Paddy McKillen joins Barclays to Nama High Court case
Claim listed parties benefited from information Nama leaked
Belfast developer Paddy McKillen: Victory in the Irish case would present grounds for claiming mistrial in the British case. Photograph: Yui Mok/PA Wire
Property developer Paddy McKillen has succeeded in joining members of the Barclay family and related parties to a High Court case that he is taking against the National Asset Management Agency (Nama).
Mr McKillen claims Nama leaked private financial information about him to the Barclay brothers during his long- drawn legal battle against them over the ownership of the high-profile London hotel group, Maybourne.
The developer yesterday successfully applied to the master of the High Court to have the Barclay family and related parties, including Sir David Barclay, Sir Frederick Barclay, son Aidan Barclay and son-in-law Richard Faber into an action against Nama.
The State agency would not comment on the case, but it is understood it intends to defend it vigorously.
The case is the latest round in the litigation over ownership of the hotels, which were bought by a consortium of investors led by one-time property player Derek Quinlan in 2004.
If he wins this case, it is understood he will have grounds for claiming the case heard in the British courts should be declared a mistrial.
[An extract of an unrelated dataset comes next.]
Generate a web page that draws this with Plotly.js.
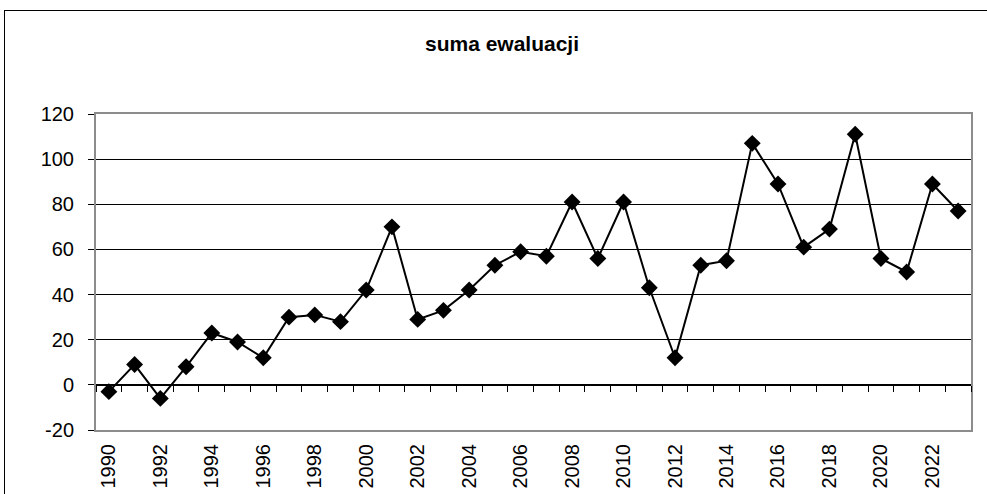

The case in the Irish High Court is based on material that emerged as a result of documents obtained by Mr McKillen’s legal team over the course of that hearing, and material gained from freedom of information enquiries.
He contends the Barclays and an estate agent who worked both for them and Nama in London lobbied the State agency for information about him and loans, part of which he refinanced last year with the aid of Colony Capital.
Papers initiating the action were filed some time ago and it is understood he will push for it to be heard quickly.
Mr McKillen was one of the consortium that backed the hotel purchase. He owns 36.2 per cent of Coroin, making him the biggest single stakeholder and the Barclays own 28.36 per cent.
The remaining shares are owned by Derek Quinlan, who is known to be in financial difficulty and whose shares are fully charged to secure debts to Barclay-controlled companies.
Mr McKillen argues there are pre-emption rights the Coroin shares that effectively give him the right a proportion of Mr Quinlan’s stake, which would give him majority control of Coroin.